At the end of the Tulip Parade route is Springfields, the ultimate garden in a country noted for its outstanding horticulture. Situated on 25 acres, Springfields provides a spectacle of daffodils, hyacinths, tulips, and other bulbs along four miles of paths that lead visitors through woodlands and formal displays, and to greenhouses where they can see even more of the hundreds of varieties of tulips. Admission is about $4.50 to the garden, which opens each year on April 4 and remains open through September, with roses as its main attraction in the summer months.

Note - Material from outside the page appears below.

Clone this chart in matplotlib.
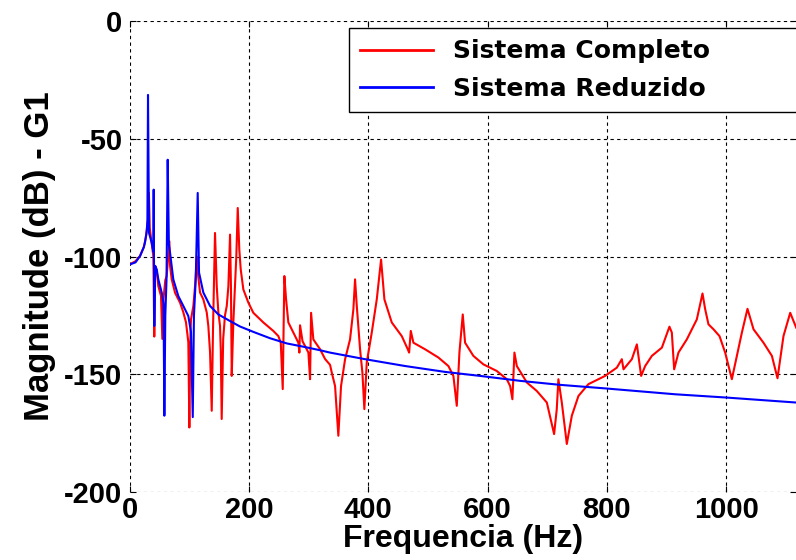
import numpy as np
import matplotlib
matplotlib.use('Agg')
import matplotlib.pyplot as plt

plt.rcParams['font.family'] = ['Liberation Sans', 'DejaVu Sans']
plt.rcParams['axes.unicode_minus'] = False

# Sistema Completo (red)
freq_completo = [0, 10, 17.6, 24, 28, 31, 32.5, 34, 37, 40, 41.5, 43, 45.6, 48.3, 52.8, 55, 57, 60,
                 62.3, 66.8, 68, 70.7, 76.3, 84.7, 90.2, 94.7, 98.6, 100.3, 102, 103, 107, 109.8,
                 113, 115, 118.2, 123.7, 129.4, 132.1, 135, 137.8, 140, 143.3, 146.2, 148.9, 151.7,
                 153, 154.5, 157, 160, 163, 165.7, 168.5, 170, 171.3, 174, 176.9, 179, 181.4, 184,
                 186.4, 190.8, 199.2, 207.5, 224.3, 241, 249.5, 253.5, 256.8, 259.5, 262.4, 266.2,
                 277.4, 283, 284.7, 285.8, 290, 294.2, 299.8, 302.6, 304.3, 308.1, 319.4, 327.7,
                 336.1, 339, 344.5, 350, 354.5, 361.3, 369.6, 375.2, 378, 380.9, 386.4, 390.3,
                 393.6, 397.6, 406, 414.4, 421.6, 427.2, 439.5, 456.3, 466.4, 468.6, 471.4, 475.8,
                 495.4, 517.7, 534.4, 542.8, 548.5, 552.9, 558.5, 562.4, 576.3, 593.1, 615.5,
                 632.3, 637.9, 641.7, 645.1, 649.1, 665.9, 682.6, 699.4, 711.6, 716, 718.8, 724.5,
                 732.9, 741.3, 752.4, 769.1, 797.1, 816.7, 825.1, 827.9, 841.9, 850.3, 857.5,
                 864.2, 875.4, 892.2, 904.9, 908.9, 912.8, 920, 934, 950.8, 960.3, 964.8, 970.3,
                 978.7, 988.8, 998.3, 1009.5, 1017.9, 1026.3, 1035.7, 1045.8, 1062.5, 1076.6,
                 1086, 1096, 1107.3, 1117.3]
mag_completo = [-103.4, -102, -99.8, -96, -91, -84, -73, -88, -94, -100, -134, -104, -106, -112.6,
                -116.8, -135, -118, -110, -108.3, -93.5, -104, -109.7, -115.4, -119.6, -123.7,
                -128, -136.5, -172.6, -135, -126.7, -121, -112.6, -100, -108, -115.3, -118.2,
                -123.7, -129.5, -140.7, -165.5, -130, -90, -112.6, -123.7, -129.5, -140, -169,
                -135, -125, -121, -112.6, -90.7, -112.6, -150.7, -128, -111.2, -100, -79.4, -97,
                -105.5, -114, -119.6, -123.9, -128, -131.6, -133.8, -136.6, -156.3, -108.3,
                -118.2, -128, -133.8, -136.6, -140.8, -129.2, -136, -138, -140.8, -152.1, -123.9,
                -135.2, -139.4, -143.5, -146, -149.3, -155, -176.1, -155, -143.6, -135.2, -122.4,
                -109.7, -121, -139.4, -149.3, -164.8, -145, -132.3, -118.2, -101.3, -118.2, -128,
                -133.8, -139.4, -140.8, -131.6, -136.6, -139.4, -142.9, -146.5, -150.7, -163.4,
                -140.8, -124.6, -136.6, -142.2, -145.8, -148.6, -152.1, -155, -160.6, -140.8,
                -146.5, -153.5, -157.1, -162, -175.4, -165, -152.1, -162, -179.6, -167.6, -159.2,
                -154.2, -150.7, -147.2, -143.6, -147.9, -143.6, -137.3, -150.7, -146.5, -142.2,
                -138.7, -129.8, -132.3, -147.9, -140.8, -135.2, -126.7, -115.7, -122.4, -128.8,
                -130.9, -133.8, -140.8, -152.1, -142.2, -132.3, -122.2, -130.9, -136.6, -142.2,
                -151.7, -133.8, -123.9, -130.2]

# Sistema Reduzido (blue)
freq_reduzido = [0, 10, 17.6, 24, 26, 28.8, 30, 31, 32.7, 37, 40, 40.5, 41.5, 43, 45.6, 48.3, 54,
                 57, 58.4, 60, 62, 64, 66, 67.9, 73.4, 81.8, 90.2, 98.6, 103, 106, 108, 111,
                 114.3, 116.5, 123.7, 135, 148.9, 168.5, 185, 207.5, 235.5, 263.5, 291.4, 319.4,
                 336, 394.8, 461.8, 528.9, 587.6, 654.6, 721.7, 797.1, 914.5, 1001, 1117]
mag_reduzido = [-103.4, -102.5, -99.8, -96, -94, -89.3, -85, -31.4, -90, -94, -98, -71.6, -129.5,
                -104, -105.5, -109.7, -115.3, -120, -167.6, -125, -110, -58.9, -95, -98.3,
                -109.7, -116.8, -121, -125.3, -132, -168.2, -125, -109.7, -73, -106.8, -115.3,
                -121, -124.6, -127.4, -129.7, -132, -134.7, -136.9, -138.3, -139.8, -140.8,
                -143.6, -146.5, -149, -150.7, -152.8, -154.5, -156, -158.5, -159.9, -162]

x_ticks = [0, 200, 400, 600, 800, 1000]
y_ticks = [0, -50, -100, -150, -200]

fig = plt.figure(figsize=(7.96, 5.6), dpi=100)
ax = fig.add_axes([0.1627, 0.1214, 0.8373, 0.8411])

ax.plot(freq_completo, mag_completo, color='#ff0000', lw=1.5, label='Sistema Completo')
ax.plot(freq_reduzido, mag_reduzido, color='#0000ff', lw=1.5, label='Sistema Reduzido')

ax.set_xlim(0, 1117)
ax.set_ylim(-200, 0)
ax.set_xticks(x_ticks)
ax.set_yticks(y_ticks)
ax.tick_params(direction='in', length=4, top=True, right=True, labelsize=21, pad=3)
ax.tick_params(axis='y', pad=5)
for lab in ax.get_xticklabels() + ax.get_yticklabels():
    lab.set_fontweight('bold')

for s in ax.spines.values():
    s.set_visible(False)
ax.grid(True, color='black', linestyle=(0, (3, 3)), lw=0.8)

ax.set_xlabel('Frequencia (Hz)', fontsize=23, fontweight='bold', labelpad=0)
ax.set_ylabel('Magnitude (dB) - G1', fontsize=25, fontweight='bold', labelpad=6)

# legend box: left edge near 349 px, runs past the right side of the figure
leg = ax.legend(loc='upper left', bbox_to_anchor=(0.3293, 0.885, 0.68, 0.1), mode='expand',
                prop={'family': 'DejaVu Sans', 'weight': 'bold', 'size': 18},
                handlelength=2.9, handletextpad=0.8, borderpad=0.45, labelspacing=0.55,
                fancybox=False, framealpha=1, edgecolor='black', borderaxespad=0)
leg.get_frame().set_linewidth(1.0)
for h in leg.get_lines():
    h.set_linewidth(2.0)

fig.savefig('out.png', dpi=100)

After the Flower Parade is over, the floats are kept on display in Spalding for three days. On those days, a shuttle bus is operated between the town and Springfields, 1 miles away. During the display, colorful marquees are set up, at which is sold a variety of food. There are also local produce stalls - and a tea tent.
For a five- to six-day period during the parade and float display, the town of Spalding and the surrounding villages welcome visitors to their floral festivals. Thanksgiving services are held in local churches, several of which date back to the 12th and 13th centuries, and all of which are beautifully decorated for the occasion with flowers. Special activities include teas and luncheons served to the public in many of the towns.
Spalding, tracing its history back before William the Conqueror arrived, is a delightful market town, with several inns and guesthouses offering accommodations. Many of the charming pubs, with such names as The Birds, Pied Calf, Ship Inn, Lincoln Arms, serve reasonably priced hot meals and hot and cold snacks.
The town's market days are Tuesday and Saturday. Surrounding towns of historical and architectural appeal, and green English countryside beauty, are many. They include Boston - accessible by bus - 15 miles to the northeast, where some of the Pilgrims who settled Plymouth, Mass., were once imprisoned. It features its landmark Boston Stump steeple, Sutton Bridge, Wisbech, King's Lynn, and Grantham.
Robert Browning had it right when he wrote:
``Oh, to be in England now that April's there'' - and now that its bulb fields are in bloom.